In Lafayette’s charming downtown, find Carpe Diem Gelato, where the owner, Silvia Bertolazzi, makes her gelato daily with flavors including salted caramel, almond fig and the Louisiana favorite, Mayhaw berry. Watch for local musicians who come to play the piano on the front patio. For dinner, a popular place to stop is Blue Dog Café, as much for the food as for the famous art. Local artist George Rodriguez displays more than 150 prints of his famous Blue Dog image around the restaurant. Blue Dog features tasty Cajun cuisine with a nouveau twist.

In Louisiana, one of your food goals should be to find the best local po’ boy, a sandwich usually filled with fried seafood or meat and served on a crusty baguette. In Lafayette, a popular po’ boy can be found at Old Tyme Grocery. In the summer, enjoy a snowball – shaved ice with flavored syrup – with the locals at Murph’s, right behind the grocery. For dining and dancing head to Randol's. This family-style restaurant has a relaxed atmosphere, good food and live music.

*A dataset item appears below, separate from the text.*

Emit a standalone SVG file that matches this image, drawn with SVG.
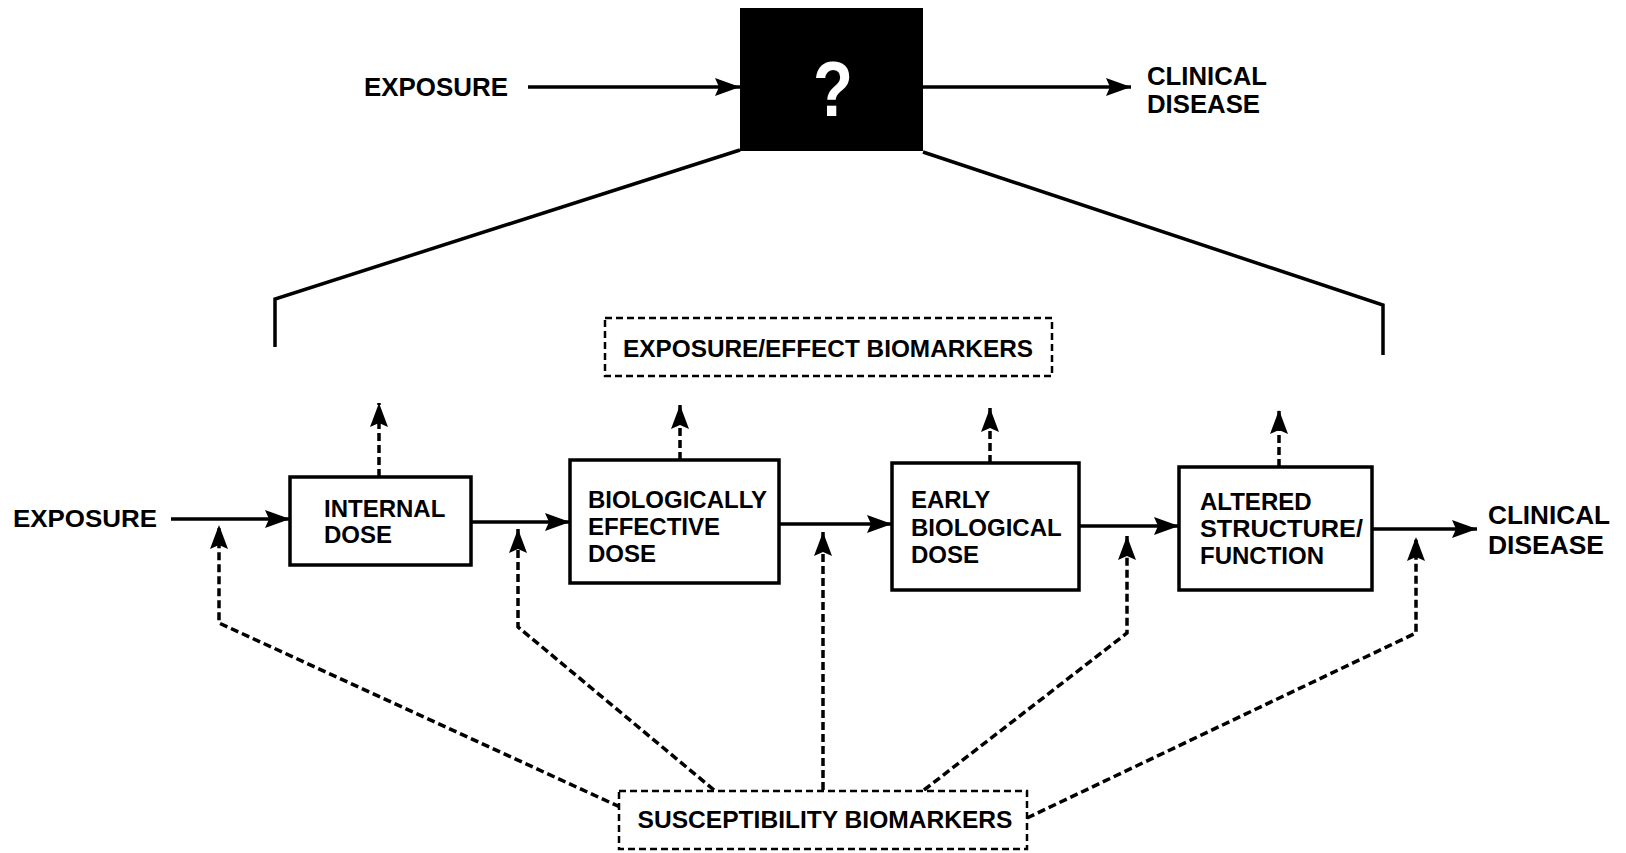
<svg xmlns="http://www.w3.org/2000/svg" width="1626" height="853" viewBox="0 0 1626 853">
<defs>
<style>
text{font-family:"Liberation Sans",Arial,sans-serif;font-weight:bold;fill:#000}
.t24{font-size:24px}
.t26{font-size:26px}
.box{fill:#fff;stroke:#000;stroke-width:3.5}
.dbox{fill:#fff;stroke:#000;stroke-width:2.5;stroke-dasharray:7 4}
.flow{fill:none;stroke:#000;stroke-width:3.5}
.dash{fill:none;stroke:#000;stroke-width:3.5;stroke-dasharray:8 4}
.solid{fill:none;stroke:#000;stroke-width:3.5}
</style>
<marker id="ah" markerUnits="userSpaceOnUse" markerWidth="28" markerHeight="22" refX="25" refY="11" orient="auto">
<path d="M0,2 L25,11 L0,20 L4,11 Z" fill="#000"/>
</marker>
<marker id="ahd" markerUnits="userSpaceOnUse" markerWidth="28" markerHeight="22" refX="24" refY="11" orient="auto">
<path d="M0,2 L24,11 L0,20 L4,11 Z" fill="#000"/>
</marker>
</defs>
<rect width="1626" height="853" fill="#fff"/>

<g id="connectors">
<line class="flow" x1="528" y1="87" x2="740" y2="87" marker-end="url(#ah)"/>
<line class="flow" x1="923" y1="87" x2="1131" y2="87" marker-end="url(#ah)"/>
<polyline class="solid" points="275,347 275,299 740,150"/>
<polyline class="solid" points="1383,355 1383,305 923,152"/>
<line class="flow" x1="171" y1="519" x2="290" y2="519" marker-end="url(#ah)"/>
<line class="flow" x1="471" y1="522" x2="570" y2="522" marker-end="url(#ah)"/>
<line class="flow" x1="779" y1="524" x2="892" y2="524" marker-end="url(#ah)"/>
<line class="flow" x1="1079" y1="526" x2="1179" y2="526" marker-end="url(#ah)"/>
<line class="flow" x1="1372" y1="529" x2="1477" y2="529" stroke-width="5" marker-end="url(#ah)"/>
<line class="dash" x1="379" y1="477" x2="379" y2="403" marker-end="url(#ahd)"/>
<line class="dash" x1="680" y1="460" x2="680" y2="405" marker-end="url(#ahd)"/>
<line class="dash" x1="990" y1="463" x2="990" y2="408" marker-end="url(#ahd)"/>
<line class="dash" x1="1279" y1="467" x2="1279" y2="410" marker-end="url(#ahd)"/>
<polyline class="dash" points="620,807 219,623 219,525" marker-end="url(#ahd)"/>
<polyline class="dash" points="714,790 518,627 518,529" marker-end="url(#ahd)"/>
<polyline class="dash" points="823,790 823,532" marker-end="url(#ahd)"/>
<polyline class="dash" points="924,790 1127,633 1127,536" marker-end="url(#ahd)"/>
<polyline class="dash" points="1027,818 1416,633 1416,537" marker-end="url(#ahd)"/>
</g>

<g id="top-exposure"><text class="t26" x="364" y="96" textLength="144" lengthAdjust="spacingAndGlyphs">EXPOSURE</text></g>
<g id="black-box">
<rect x="740" y="8" width="183" height="143" fill="#000"/>
<text x="833" y="116" text-anchor="middle" textLength="40" lengthAdjust="spacingAndGlyphs" style="font-size:78px;fill:#fff">?</text>
</g>
<g id="top-clinical">
<text class="t26" x="1147" y="85" textLength="120" lengthAdjust="spacingAndGlyphs">CLINICAL</text>
<text class="t26" x="1147" y="113" textLength="113" lengthAdjust="spacingAndGlyphs">DISEASE</text>
</g>

<g id="effect-biomarkers">
<rect class="dbox" x="605" y="318" width="447" height="58"/>
<text class="t24" x="828" y="357" text-anchor="middle" textLength="410" lengthAdjust="spacingAndGlyphs">EXPOSURE/EFFECT BIOMARKERS</text>
</g>

<g id="exposure"><text class="t24" x="13" y="527" textLength="144" lengthAdjust="spacingAndGlyphs">EXPOSURE</text></g>

<g id="internal-dose">
<rect class="box" x="290" y="477" width="181" height="88"/>
<text class="t24" x="324" y="517">INTERNAL</text>
<text class="t24" x="324" y="543">DOSE</text>
</g>

<g id="biologically-effective-dose">
<rect class="box" x="570" y="460" width="209" height="123"/>
<text class="t24" x="588" y="508">BIOLOGICALLY</text>
<text class="t24" x="588" y="535">EFFECTIVE</text>
<text class="t24" x="588" y="562">DOSE</text>
</g>

<g id="early-biological-dose">
<rect class="box" x="892" y="463" width="187" height="127"/>
<text class="t24" x="911" y="508">EARLY</text>
<text class="t24" x="911" y="536">BIOLOGICAL</text>
<text class="t24" x="911" y="563">DOSE</text>
</g>

<g id="altered-structure-function">
<rect class="box" x="1179" y="467" width="193" height="123"/>
<text class="t24" x="1200" y="510">ALTERED</text>
<text class="t24" x="1200" y="537" textLength="163" lengthAdjust="spacingAndGlyphs">STRUCTURE/</text>
<text class="t24" x="1200" y="564">FUNCTION</text>
</g>

<g id="clinical-disease">
<text class="t26" x="1488" y="524" textLength="122" lengthAdjust="spacingAndGlyphs">CLINICAL</text>
<text class="t26" x="1488" y="554" textLength="116" lengthAdjust="spacingAndGlyphs">DISEASE</text>
</g>

<g id="susceptibility-biomarkers">
<rect class="dbox" x="619" y="791" width="408" height="58"/>
<text class="t24" x="825" y="828" text-anchor="middle" textLength="375" lengthAdjust="spacingAndGlyphs">SUSCEPTIBILITY BIOMARKERS</text>
</g>
</svg>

Definitely try the crab fingers appetizer, handpicked right on the property, and the blackened catfish étouffée. Local bar and restaurant Artmosphere also hosts excellent bands and serves delicious craft beers on tap.

For Your Entertainment

Get a taste of the city’s nightlife at the Blue Moon Saloon, a top live music venue that also rents out rooms. Catch local bands performing Cajun tunes and Zydeco music, a mix of Cajun music and rhythm and blues that originated in Lafayette. Need more music? A jam session takes place Friday nights at La Maison de Begnaud. Listen to talented musicians play guitar, fiddle, accordion and triangle for authentic Cajun entertainment. Don’t be afraid to get up and dance.

There’s no doubt the people of Lafayette like to celebrate. There are so many festivals throughout the year that you can plan a trip around one of them. In May, attend the Breaux Bridge Crawfish Festival. August brings the Southwest Louisiana Zydeco Festival, and in October see the Festivals Acadiens et Créoles. All pay tribute to the Cajun and Creole cultures of Louisiana. Or, check out the free “Downtown Alive!” weekly concert series in spring and autumn in central Parc Sans Souci. And, of course, there is Mardi Gras season, which is the pride of Louisiana and the epitome of its culture, history and celebration. Festivities happen in February.